**Given exercise**
Would you repeat the listing exactly but omit every picture?

**Information supplied**

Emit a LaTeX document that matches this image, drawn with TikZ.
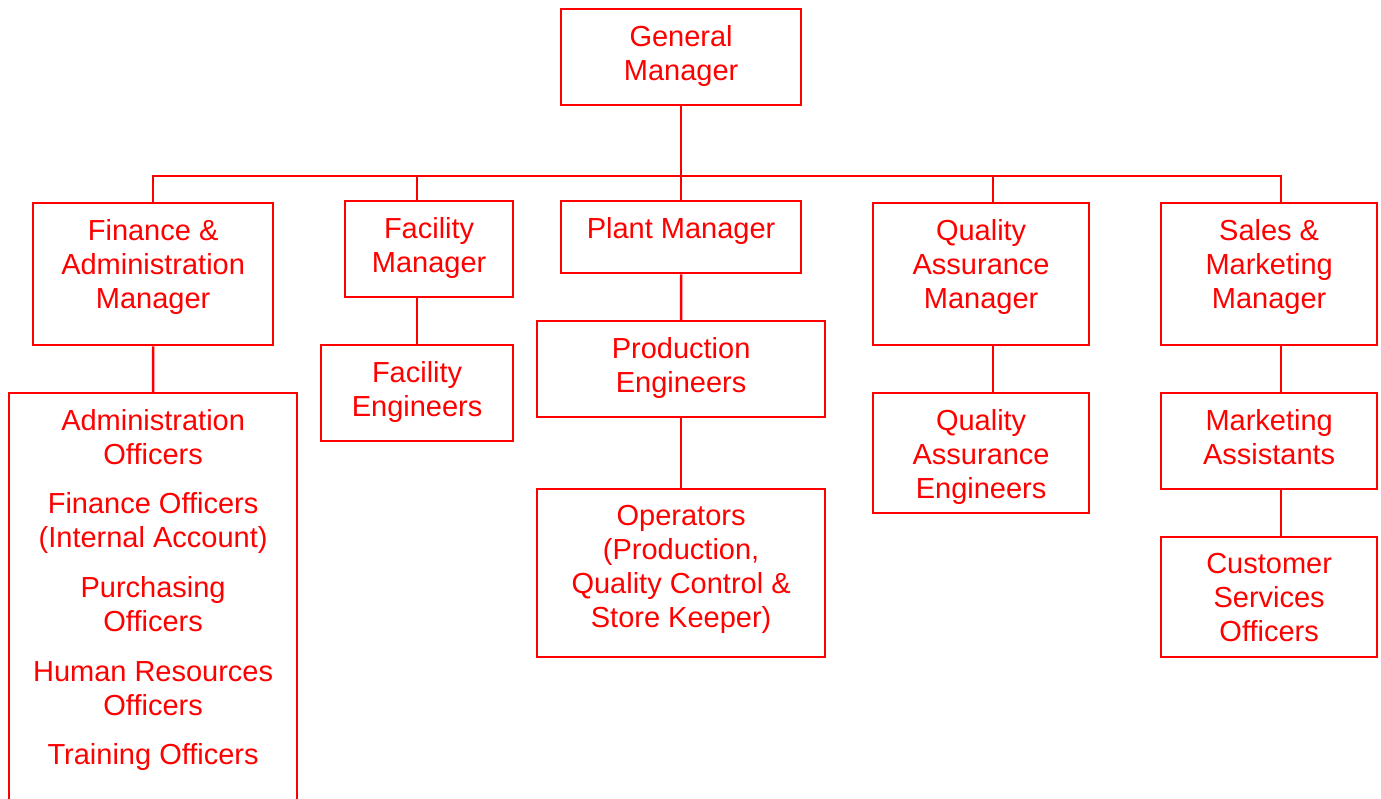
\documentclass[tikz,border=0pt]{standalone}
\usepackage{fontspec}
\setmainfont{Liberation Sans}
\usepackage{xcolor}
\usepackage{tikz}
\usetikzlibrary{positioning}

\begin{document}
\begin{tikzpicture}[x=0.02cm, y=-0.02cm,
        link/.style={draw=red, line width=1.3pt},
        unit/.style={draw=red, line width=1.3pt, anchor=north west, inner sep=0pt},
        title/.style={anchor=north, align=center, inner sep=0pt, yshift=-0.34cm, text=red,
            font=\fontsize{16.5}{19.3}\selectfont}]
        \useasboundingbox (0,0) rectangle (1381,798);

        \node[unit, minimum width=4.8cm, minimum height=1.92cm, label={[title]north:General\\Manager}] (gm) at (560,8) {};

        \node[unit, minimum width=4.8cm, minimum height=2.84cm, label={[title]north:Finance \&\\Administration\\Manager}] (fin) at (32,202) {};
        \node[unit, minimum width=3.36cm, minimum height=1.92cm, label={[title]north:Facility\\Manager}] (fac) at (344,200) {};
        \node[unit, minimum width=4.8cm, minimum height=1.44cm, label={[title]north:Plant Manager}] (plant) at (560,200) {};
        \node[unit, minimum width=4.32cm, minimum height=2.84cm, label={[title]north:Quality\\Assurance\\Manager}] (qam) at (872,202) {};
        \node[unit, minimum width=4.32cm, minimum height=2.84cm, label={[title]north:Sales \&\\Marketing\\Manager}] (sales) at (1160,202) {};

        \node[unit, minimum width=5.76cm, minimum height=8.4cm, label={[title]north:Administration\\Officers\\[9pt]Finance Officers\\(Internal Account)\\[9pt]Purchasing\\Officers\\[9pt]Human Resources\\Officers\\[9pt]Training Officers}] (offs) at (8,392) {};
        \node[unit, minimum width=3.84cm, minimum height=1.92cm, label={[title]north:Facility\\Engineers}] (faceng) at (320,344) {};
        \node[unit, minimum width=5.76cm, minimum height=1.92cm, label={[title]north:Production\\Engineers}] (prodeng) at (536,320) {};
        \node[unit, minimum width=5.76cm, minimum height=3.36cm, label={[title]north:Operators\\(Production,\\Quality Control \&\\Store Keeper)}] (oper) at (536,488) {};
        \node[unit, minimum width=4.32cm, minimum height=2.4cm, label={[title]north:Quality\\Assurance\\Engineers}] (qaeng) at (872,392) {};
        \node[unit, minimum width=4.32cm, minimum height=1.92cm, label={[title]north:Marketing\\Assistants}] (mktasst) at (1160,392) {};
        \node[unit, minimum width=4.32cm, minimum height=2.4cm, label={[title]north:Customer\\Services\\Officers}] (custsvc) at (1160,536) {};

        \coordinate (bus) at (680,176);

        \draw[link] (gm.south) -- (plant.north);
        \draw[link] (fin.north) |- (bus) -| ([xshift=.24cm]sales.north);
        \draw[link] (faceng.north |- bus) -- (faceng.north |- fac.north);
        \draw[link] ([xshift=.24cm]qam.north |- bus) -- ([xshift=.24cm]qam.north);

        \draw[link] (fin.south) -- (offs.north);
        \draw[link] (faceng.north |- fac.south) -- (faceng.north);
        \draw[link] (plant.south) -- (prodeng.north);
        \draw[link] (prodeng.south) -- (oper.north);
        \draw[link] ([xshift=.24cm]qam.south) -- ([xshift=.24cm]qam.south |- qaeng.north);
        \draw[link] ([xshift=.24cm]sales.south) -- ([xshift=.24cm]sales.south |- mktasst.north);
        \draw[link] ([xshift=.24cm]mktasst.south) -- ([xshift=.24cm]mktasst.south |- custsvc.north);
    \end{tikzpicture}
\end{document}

**Output**
Emit a LaTeX document that matches this image, drawn with TikZ.
\documentclass[tikz,border=0pt]{standalone}
\usepackage{fontspec}
\setmainfont{Liberation Sans}
\usepackage{xcolor}
\usepackage{tikz}
\usetikzlibrary{positioning}

\begin{document}
\begin{tikzpicture}[x=0.02cm, y=-0.02cm,
        link/.style={draw=red, line width=1.3pt},
        unit/.style={draw=red, line width=1.3pt, anchor=north west, inner sep=0pt},
        title/.style={anchor=north, align=center, inner sep=0pt, yshift=-0.34cm, text=red,
            font=\fontsize{16.5}{19.3}\selectfont}]
        \useasboundingbox (0,0) rectangle (1381,798);

        \node[unit, minimum width=4.8cm, minimum height=1.92cm, label={[title]north:General\\Manager}] (gm) at (560,8) {};

        \node[unit, minimum width=4.8cm, minimum height=2.84cm, label={[title]north:Finance \&\\Administration\\Manager}] (fin) at (32,202) {};
        \node[unit, minimum width=3.36cm, minimum height=1.92cm, label={[title]north:Facility\\Manager}] (fac) at (344,200) {};
        \node[unit, minimum width=4.8cm, minimum height=1.44cm, label={[title]north:Plant Manager}] (plant) at (560,200) {};
        \node[unit, minimum width=4.32cm, minimum height=2.84cm, label={[title]north:Quality\\Assurance\\Manager}] (qam) at (872,202) {};
        \node[unit, minimum width=4.32cm, minimum height=2.84cm, label={[title]north:Sales \&\\Marketing\\Manager}] (sales) at (1160,202) {};

        \node[unit, minimum width=5.76cm, minimum height=8.4cm, label={[title]north:Administration\\Officers\\[9pt]Finance Officers\\(Internal Account)\\[9pt]Purchasing\\Officers\\[9pt]Human Resources\\Officers\\[9pt]Training Officers}] (offs) at (8,392) {};
        \node[unit, minimum width=3.84cm, minimum height=1.92cm, label={[title]north:Facility\\Engineers}] (faceng) at (320,344) {};
        \node[unit, minimum width=5.76cm, minimum height=1.92cm, label={[title]north:Production\\Engineers}] (prodeng) at (536,320) {};
        \node[unit, minimum width=5.76cm, minimum height=3.36cm, label={[title]north:Operators\\(Production,\\Quality Control \&\\Store Keeper)}] (oper) at (536,488) {};
        \node[unit, minimum width=4.32cm, minimum height=2.4cm, label={[title]north:Quality\\Assurance\\Engineers}] (qaeng) at (872,392) {};
        \node[unit, minimum width=4.32cm, minimum height=1.92cm, label={[title]north:Marketing\\Assistants}] (mktasst) at (1160,392) {};
        \node[unit, minimum width=4.32cm, minimum height=2.4cm, label={[title]north:Customer\\Services\\Officers}] (custsvc) at (1160,536) {};

        \coordinate (bus) at (680,176);

        \draw[link] (gm.south) -- (plant.north);
        \draw[link] (fin.north) |- (bus) -| ([xshift=.24cm]sales.north);
        \draw[link] (faceng.north |- bus) -- (faceng.north |- fac.north);
        \draw[link] ([xshift=.24cm]qam.north |- bus) -- ([xshift=.24cm]qam.north);

        \draw[link] (fin.south) -- (offs.north);
        \draw[link] (faceng.north |- fac.south) -- (faceng.north);
        \draw[link] (plant.south) -- (prodeng.north);
        \draw[link] (prodeng.south) -- (oper.north);
        \draw[link] ([xshift=.24cm]qam.south) -- ([xshift=.24cm]qam.south |- qaeng.north);
        \draw[link] ([xshift=.24cm]sales.south) -- ([xshift=.24cm]sales.south |- mktasst.north);
        \draw[link] ([xshift=.24cm]mktasst.south) -- ([xshift=.24cm]mktasst.south |- custsvc.north);
    \end{tikzpicture}
\end{document}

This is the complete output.